It was too good. Justin Barcia did something rare last year. He raved about his motorcycle! We should have known it couldn’t last, because in this game, perfection is hard to find, and rarely do you hear such compliments for long.
Here’s an example of what we heard last year: “Last week, we tested during the week,” Barcia said after last year’s Glendale Supercross, in April. “Austria sent some parts and honestly, the bike is in a place right now where it’s just good. I tried some stuff, but I just kept the same thing because I’m just happy with it. No need to change it, just keep performing.”
Barcia loved his bike, and he used it to show more speed, arguably, than at any point in his career. Barcia wasn’t getting the starts, but he was slicing and dicing to the podium at will. It was great until it wasn’t. First, Barcia crashed on a dragon’s back at Nashville and broke his collarbone. Then came a similar injury at the SMX finale in Los Angeles. By the time Barcia finally got back, his 2023 bike was gone and the 2024 had different components. We’ve heard the fork, shock and triple clamps have changed. That was likely based on feedback from other riders within the KTM/Husqvarna/GasGas camp. Cooper Webb, for one, had been begging for 48 millimeter forks instead of the 52s they raced with for most of supercross in 2023. For ’24, KTM made the switch to 48s on the race bikes. They also introduced a new frame with less rigidity. This addressed the problems most racers had during the 2022 and 2023 seasons. Aaron Plessinger, for one, says the 2024 setup is much, much better. So, from that aspect, the changes were good changes. There’s a problem for Barcia, though. He was the one guy who totally loved the 2023 bike!
At least Barcia didn’t have to go to the new 2024 frame, yet, as the stiffer 2023 frame, which is he likes, is still homologated. He had to change suspension, though, and it has been a struggle since.
“When I came back from my collarbone stuff, the bike I rode, it was gone. It was gone,” said Barcia to our Steve Matthes after Daytona. “Life’s not fair sometimes. We’ve worked hard and got it the best we could.”
Barcia keeps emphasizing the effort his team is putting in to get him comfortable on the new stuff. They tested with him in Florida. They keep trying. He thought, for a moment, they had something figured out for Daytona.

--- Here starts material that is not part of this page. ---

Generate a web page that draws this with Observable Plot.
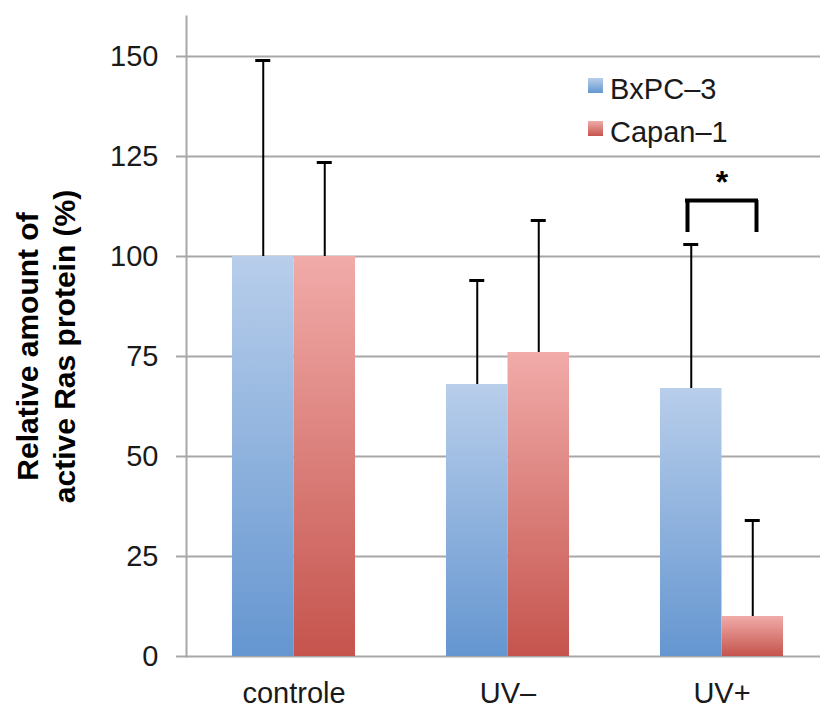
<!DOCTYPE html>
<html><head><meta charset="utf-8">
<script src="https://cdn.jsdelivr.net/npm/d3@7"></script>
<script src="https://cdn.jsdelivr.net/npm/@observablehq/plot@0.6"></script>
<style>
body{margin:0;background:#fff;}
#wrap{width:820px;height:709px;}
</style></head><body><div id="wrap"></div><script>
// ---- data ----
const groups = ["controle", "UV–", "UV+"];
const seriesNames = ["BxPC–3", "Capan–1"];
const bxpcMean = [100, 68, 67];
const bxpcUpper = [149, 94, 103];
const capanMean = [100, 76, 10];
const capanUpper = [123.5, 109, 34];
const yTicks = [0, 25, 50, 75, 100, 125, 150];
const sigGroup = ["UV+"];
const sigLegBottom = [106];
const sigTop = [114];
const sigStarY = [118.5];
const yTitle = "Relative amount of\nactive Ras protein (%)";

const rows = [];
groups.forEach((g, i) => {
  rows.push({group: g, series: seriesNames[0], mean: bxpcMean[i], upper: bxpcUpper[i]});
  rows.push({group: g, series: seriesNames[1], mean: capanMean[i], upper: capanUpper[i]});
});
const bx = rows.filter(d => d.series === seriesNames[0]);
const cp = rows.filter(d => d.series === seriesNames[1]);
const sig = sigGroup.map((g, i) => ({group: g, y1: sigLegBottom[i], y2: sigTop[i], star: sigStarY[i]}));

const font = '"Liberation Sans", Arial, Helvetica, sans-serif';
const half = 61.5;       // half of band width (px) – bar split
const errOff = 30.75;    // error bar offset from band center
const capInNear = 23.25, capInFar = 84.75;

const svg = Plot.plot({
  width: 820,
  height: 709,
  marginLeft: 186,
  marginRight: 0,
  marginTop: 16,
  marginBottom: 53,
  style: {fontFamily: font, color: "#1a1a1a", background: "white", overflow: "hidden"},
  x: {domain: groups, range: [186.5, 828.5], paddingInner: 0.425, paddingOuter: 0.2125, label: null},
  y: {domain: [0, 160], label: null},
  marks: [
    Plot.ruleY(yTicks, {stroke: "#a8a8a8", strokeWidth: 2, insetLeft: -10}),
    Plot.barY(bx, {x: "group", y: "mean", fill: "url(#gBlue)", insetRight: half}),
    Plot.barY(cp, {x: "group", y: "mean", fill: "url(#gRed)", insetLeft: half}),
    Plot.ruleX(bx, {x: "group", y1: "mean", y2: "upper", dx: -errOff, stroke: "#000", strokeWidth: 2}),
    Plot.ruleX(cp, {x: "group", y1: "mean", y2: "upper", dx: errOff, stroke: "#000", strokeWidth: 2}),
    Plot.tickY(bx, {x: "group", y: "upper", insetLeft: capInNear, insetRight: capInFar, stroke: "#000", strokeWidth: 3}),
    Plot.tickY(cp, {x: "group", y: "upper", insetLeft: capInFar, insetRight: capInNear, stroke: "#000", strokeWidth: 3}),
    // significance bracket
    Plot.ruleX(sig, {x: "group", y1: "y1", y2: "y2", dx: -34.5, stroke: "#000", strokeWidth: 4}),
    Plot.ruleX(sig, {x: "group", y1: "y1", y2: "y2", dx: 34.5, stroke: "#000", strokeWidth: 4}),
    Plot.tickY(sig, {x: "group", y: "y2", insetLeft: 25, insetRight: 25, stroke: "#000", strokeWidth: 4}),
    Plot.text(sig, {x: "group", y: "star", text: () => "*", fontSize: 32, fontWeight: "bold", fill: "#000"}),
    // axes
    Plot.frame({anchor: "left", stroke: "#a8a8a8", strokeWidth: 2}),
    Plot.axisY({ticks: yTicks, tickSize: 0, tickPadding: 28, fontSize: 29, label: null}),
    Plot.axisX({tickSize: 0, tickPadding: 26, fontSize: 29, label: null}),
    Plot.text([yTitle], {frameAnchor: "left", rotate: -90, dx: -142, dy: 10, lineHeight: 1.23,
      fontSize: 30, fontWeight: "bold", textAnchor: "middle", lineAnchor: "middle", fill: "#000"})
  ]
});

// gradients for bars & legend
const defs = d3.select(svg).insert("defs", ":first-child");
const grads = [
  {id: "gBlue", top: "#b8ceeb", bottom: "#6596d0"},
  {id: "gRed", top: "#f1aba9", bottom: "#c5544d"}
];
grads.forEach(g => {
  const lg = defs.append("linearGradient").attr("id", g.id).attr("x1", 0).attr("y1", 0).attr("x2", 0).attr("y2", 1);
  lg.append("stop").attr("offset", "0%").attr("stop-color", g.top);
  lg.append("stop").attr("offset", "100%").attr("stop-color", g.bottom);
});

// legend (inside plot area, top right)
const lgd = d3.select(svg).append("g").attr("font-family", font).attr("text-anchor", "start");
seriesNames.forEach((name, i) => {
  const yb = 99 + i * 43;
  lgd.append("rect").attr("x", 588).attr("y", yb - 21).attr("width", 15).attr("height", 15)
    .attr("fill", `url(#${grads[i].id})`);
  lgd.append("text").attr("x", 610).attr("y", yb).attr("font-size", 29)
    .attr("text-anchor", "start").attr("fill", "#1a1a1a").text(name);
});

document.getElementById("wrap").appendChild(svg);
</script></body></html>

“It seemed that way,” he said about taking sixth in qualifying. “We got some, I don’t want to say, false hope? We made a massive swing. The night before, me and Tyler Keefe [of TLD] talked a little and I was like, I want to try this. Something we had not tried at all. It was like “Okay, I like that feeling.” Then we tweaked on it, tweaked on it. I felt a little tight in practice, but the lap time was good. I was able to ride nearly to my potential. Then the rain came, the track changed, and it seemed like what we changed…the hold down went away, the forks felt harsh, everything kind of came back that I was struggling with. Heat race I got into the lead, and I was like “This is sick” and I was kind of vibing, but first lap, I knew, I was like “Oh man, this is not working.” Pumped up after about two and a half laps, then I was riding around like a squirrel. Fell down. Main event made a little change. Just didn’t work on these conditions. This was a different Daytona than other Daytona’s. They did a good job with the track, but when they built it, it was spongy soil. It turned out to be good today [in the morning], then it rained, and things changed. You had less traction, less hold down in the rear end, the front end was slipping around. The track threw us off. Like I told my guys, man this thing is so sensitive at changes. But these guys are working so hard.”
Barcia, incredibly, has just two top-ten finishes this year. Perhaps the only silver lining is that he has time to figure this out. Barcia is in the first of a new two-year deal, and he is more patient than he was in his younger days.
“We can dig out of this,” he says. “Man, I’m older and wiser now. I haven’t blew a head gasket like I did back in the day.”
Then he adds, probably in a nod to the new KYB-style forks that were noticed on Chase Sexton’s bike this weekend, “Seems like the KTM side is figuring some stuff out.”
In one social media post, Barcia tried to draw some attention to the bike struggles. That didn’t go over so well.
“I was trying to say it in a good way, I didn’t attack too gnarly, so I kind of beat around the bush a little bit,” he said. “I was looking, maybe, for some help. But that doesn’t help you at all. My bad on that. I respect these mechanics and this crew, we’re busting our hump out here. We’ll be back.”
Since then, he has been heaping praise on his crew.
For now, Barcia will have to keep working with what he has. Again, before the rain came, he thought there was a chance they had figured out a better solution.
“We’re taking it home this week to see what it does,” he said. “We’re definitely talking about some other options because we haven’t fixed the issues that I’m having. We just need to be better and we’re working extremely hard. No one is giving up.”